| Records to use |
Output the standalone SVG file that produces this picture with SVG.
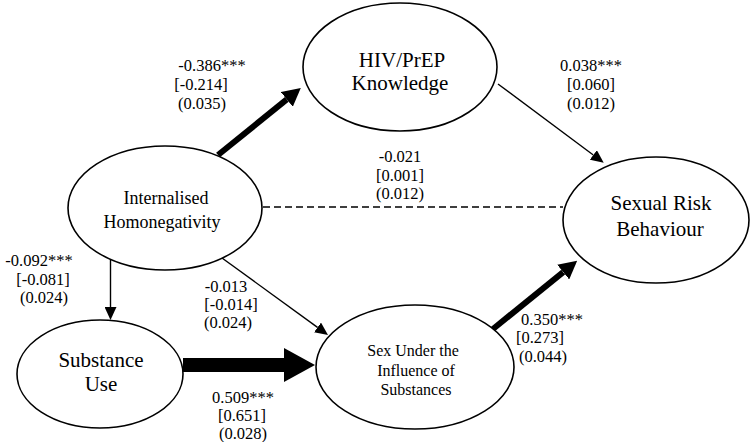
* * *
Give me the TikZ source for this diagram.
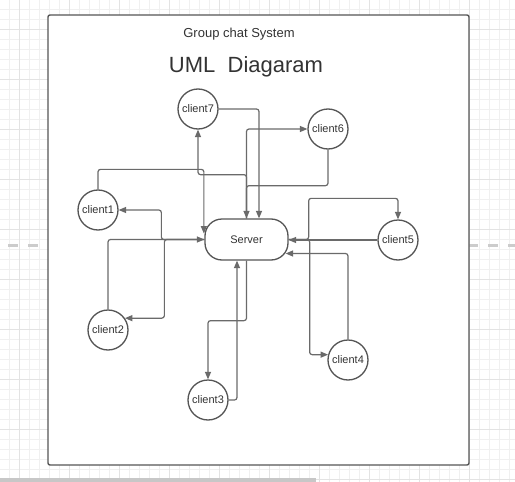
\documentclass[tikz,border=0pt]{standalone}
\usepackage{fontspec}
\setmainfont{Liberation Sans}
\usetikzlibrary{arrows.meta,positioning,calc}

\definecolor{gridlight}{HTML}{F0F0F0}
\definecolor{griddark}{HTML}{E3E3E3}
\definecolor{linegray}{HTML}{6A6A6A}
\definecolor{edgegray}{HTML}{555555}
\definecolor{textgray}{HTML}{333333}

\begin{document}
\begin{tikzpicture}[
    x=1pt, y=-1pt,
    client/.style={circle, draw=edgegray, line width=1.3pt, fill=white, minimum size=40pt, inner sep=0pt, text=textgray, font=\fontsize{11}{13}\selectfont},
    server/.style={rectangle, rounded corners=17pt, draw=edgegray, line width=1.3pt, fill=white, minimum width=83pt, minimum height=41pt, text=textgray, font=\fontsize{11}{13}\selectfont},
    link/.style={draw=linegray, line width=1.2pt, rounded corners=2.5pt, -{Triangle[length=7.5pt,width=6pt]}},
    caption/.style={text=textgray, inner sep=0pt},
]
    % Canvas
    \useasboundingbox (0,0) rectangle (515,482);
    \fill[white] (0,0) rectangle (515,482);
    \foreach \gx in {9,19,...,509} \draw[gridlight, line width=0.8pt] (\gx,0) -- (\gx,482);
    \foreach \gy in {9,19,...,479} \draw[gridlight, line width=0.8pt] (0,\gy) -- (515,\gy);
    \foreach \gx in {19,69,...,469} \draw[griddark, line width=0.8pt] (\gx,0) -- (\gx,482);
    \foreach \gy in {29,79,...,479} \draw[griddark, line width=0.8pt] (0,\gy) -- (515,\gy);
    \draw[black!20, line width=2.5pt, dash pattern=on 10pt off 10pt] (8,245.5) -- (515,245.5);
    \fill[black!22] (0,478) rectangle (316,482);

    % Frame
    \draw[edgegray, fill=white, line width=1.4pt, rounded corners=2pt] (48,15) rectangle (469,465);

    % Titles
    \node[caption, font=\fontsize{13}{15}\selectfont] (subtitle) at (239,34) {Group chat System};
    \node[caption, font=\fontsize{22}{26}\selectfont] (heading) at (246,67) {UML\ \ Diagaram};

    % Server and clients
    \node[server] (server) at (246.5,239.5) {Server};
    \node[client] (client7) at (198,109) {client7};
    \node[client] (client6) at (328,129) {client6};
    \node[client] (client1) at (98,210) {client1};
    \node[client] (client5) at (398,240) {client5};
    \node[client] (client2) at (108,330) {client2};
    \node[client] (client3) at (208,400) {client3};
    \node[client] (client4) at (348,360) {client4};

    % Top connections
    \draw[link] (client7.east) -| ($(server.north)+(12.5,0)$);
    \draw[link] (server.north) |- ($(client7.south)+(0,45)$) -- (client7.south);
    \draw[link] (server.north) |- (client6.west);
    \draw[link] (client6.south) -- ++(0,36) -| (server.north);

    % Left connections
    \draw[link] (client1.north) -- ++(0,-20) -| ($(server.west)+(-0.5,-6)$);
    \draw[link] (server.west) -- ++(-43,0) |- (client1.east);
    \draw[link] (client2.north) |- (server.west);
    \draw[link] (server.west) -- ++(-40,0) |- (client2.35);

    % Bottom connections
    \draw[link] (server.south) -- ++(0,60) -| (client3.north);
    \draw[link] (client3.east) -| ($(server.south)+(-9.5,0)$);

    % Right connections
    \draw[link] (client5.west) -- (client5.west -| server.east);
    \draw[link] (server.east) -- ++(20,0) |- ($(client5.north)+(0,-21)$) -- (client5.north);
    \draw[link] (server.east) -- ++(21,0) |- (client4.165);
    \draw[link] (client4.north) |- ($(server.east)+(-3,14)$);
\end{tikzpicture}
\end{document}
...
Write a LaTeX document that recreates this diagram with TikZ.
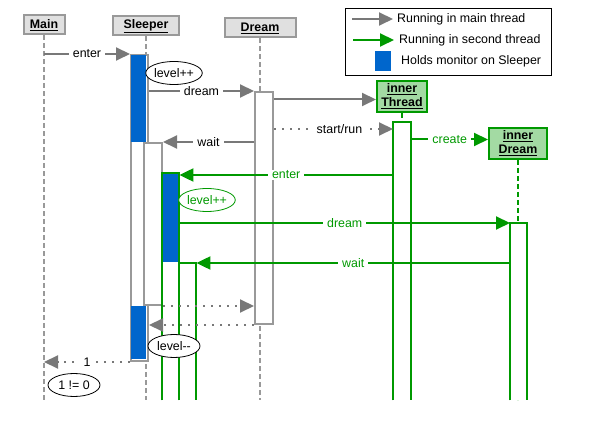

| Your task |
Check each line above for "with" and return the ones that have it.

| Answer |
Output the standalone SVG file that produces this picture with SVG.
Write a LaTeX document that recreates this diagram with TikZ.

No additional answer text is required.